Set task:
Copy each line of the data below exactly, leaving out pictures.

Provided material:
※

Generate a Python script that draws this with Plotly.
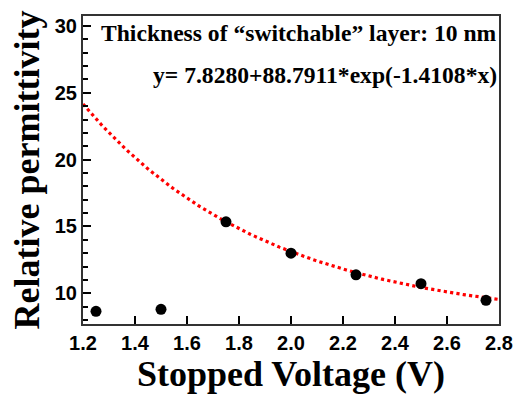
import numpy as np
import plotly.graph_objects as go

voltage = [1.25, 1.5, 1.75, 2.0, 2.25, 2.5, 2.75]
permittivity = [8.65, 8.8, 15.35, 13.0, 11.38, 10.72, 9.47]

fit_a, fit_b, fit_c = 7.8280, 88.7911, 1.4108
fit_x = np.linspace(1.2, 2.8, 200)
fit_y = fit_a + fit_b * np.exp(-fit_c * fit_x)

title_font = dict(family="Liberation Serif", size=36, color="black")
tick_font = dict(family="Liberation Sans", size=20, color="black", weight="bold")

fig = go.Figure()
fig.add_trace(go.Scatter(x=fit_x, y=fit_y, mode="lines",
                         line=dict(color="#ff0000", width=3.2, dash="dot"),
                         showlegend=False))
fig.add_trace(go.Scatter(x=voltage, y=permittivity, mode="markers",
                         marker=dict(color="black", size=11),
                         showlegend=False))

fig.add_annotation(x=1.0, y=1 - (33 - 16) / 308.0, xref="paper", yref="paper",
                   xanchor="right", yanchor="middle", showarrow=False,
                   text="<b>Thickness of \u201cswitchable\u201d layer: 10 nm</b>",
                   font=dict(family="Liberation Serif", size=23.6, color="black"))
fig.add_annotation(x=1.0, y=1 - (75 - 16) / 308.0, xref="paper", yref="paper",
                   xanchor="right", yanchor="middle", showarrow=False,
                   text="<b>y= 7.8280+88.7911*exp(-1.4108*x)</b>",
                   font=dict(family="Liberation Serif", size=23.6, color="black"))

fig.update_layout(
    width=525, height=397,
    margin=dict(l=83, r=17, t=16, b=73),
    paper_bgcolor="white", plot_bgcolor="white",
    xaxis=dict(range=[1.2, 2.8], dtick=0.2, tickformat=".1f",
               showgrid=False, zeroline=False,
               showline=True, linecolor="#333", linewidth=2, mirror=True,
               ticks="inside", ticklen=8, tickwidth=2, tickcolor="black",
               tickfont=tick_font,
               title=dict(text="<b>Stopped Voltage (V)</b>", font=title_font, standoff=2)),
    yaxis=dict(range=[7.7, 30.75], tickvals=[10, 15, 20, 25, 30],
               showgrid=False, zeroline=False,
               showline=True, linecolor="#333", linewidth=2, mirror=True,
               ticks="inside", ticklen=8, tickwidth=2, tickcolor="black",
               tickfont=tick_font,
               minor=dict(tickvals=[8, 9, 11, 12, 13, 14, 16, 17, 18, 19, 21, 22, 23, 24, 26, 27, 28, 29],
                          ticks="inside", ticklen=5, tickwidth=1.5, tickcolor="black"),
               title=dict(text="<b>Relative permittivity</b>", font=title_font, standoff=4)),
)

fig.write_html("out.html")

※

In response:
Generate a Python script that draws this with Plotly.
import numpy as np
import plotly.graph_objects as go

voltage = [1.25, 1.5, 1.75, 2.0, 2.25, 2.5, 2.75]
permittivity = [8.65, 8.8, 15.35, 13.0, 11.38, 10.72, 9.47]

fit_a, fit_b, fit_c = 7.8280, 88.7911, 1.4108
fit_x = np.linspace(1.2, 2.8, 200)
fit_y = fit_a + fit_b * np.exp(-fit_c * fit_x)

title_font = dict(family="Liberation Serif", size=36, color="black")
tick_font = dict(family="Liberation Sans", size=20, color="black", weight="bold")

fig = go.Figure()
fig.add_trace(go.Scatter(x=fit_x, y=fit_y, mode="lines",
                         line=dict(color="#ff0000", width=3.2, dash="dot"),
                         showlegend=False))
fig.add_trace(go.Scatter(x=voltage, y=permittivity, mode="markers",
                         marker=dict(color="black", size=11),
                         showlegend=False))

fig.add_annotation(x=1.0, y=1 - (33 - 16) / 308.0, xref="paper", yref="paper",
                   xanchor="right", yanchor="middle", showarrow=False,
                   text="<b>Thickness of \u201cswitchable\u201d layer: 10 nm</b>",
                   font=dict(family="Liberation Serif", size=23.6, color="black"))
fig.add_annotation(x=1.0, y=1 - (75 - 16) / 308.0, xref="paper", yref="paper",
                   xanchor="right", yanchor="middle", showarrow=False,
                   text="<b>y= 7.8280+88.7911*exp(-1.4108*x)</b>",
                   font=dict(family="Liberation Serif", size=23.6, color="black"))

fig.update_layout(
    width=525, height=397,
    margin=dict(l=83, r=17, t=16, b=73),
    paper_bgcolor="white", plot_bgcolor="white",
    xaxis=dict(range=[1.2, 2.8], dtick=0.2, tickformat=".1f",
               showgrid=False, zeroline=False,
               showline=True, linecolor="#333", linewidth=2, mirror=True,
               ticks="inside", ticklen=8, tickwidth=2, tickcolor="black",
               tickfont=tick_font,
               title=dict(text="<b>Stopped Voltage (V)</b>", font=title_font, standoff=2)),
    yaxis=dict(range=[7.7, 30.75], tickvals=[10, 15, 20, 25, 30],
               showgrid=False, zeroline=False,
               showline=True, linecolor="#333", linewidth=2, mirror=True,
               ticks="inside", ticklen=8, tickwidth=2, tickcolor="black",
               tickfont=tick_font,
               minor=dict(tickvals=[8, 9, 11, 12, 13, 14, 16, 17, 18, 19, 21, 22, 23, 24, 26, 27, 28, 29],
                          ticks="inside", ticklen=5, tickwidth=1.5, tickcolor="black"),
               title=dict(text="<b>Relative permittivity</b>", font=title_font, standoff=4)),
)

fig.write_html("out.html")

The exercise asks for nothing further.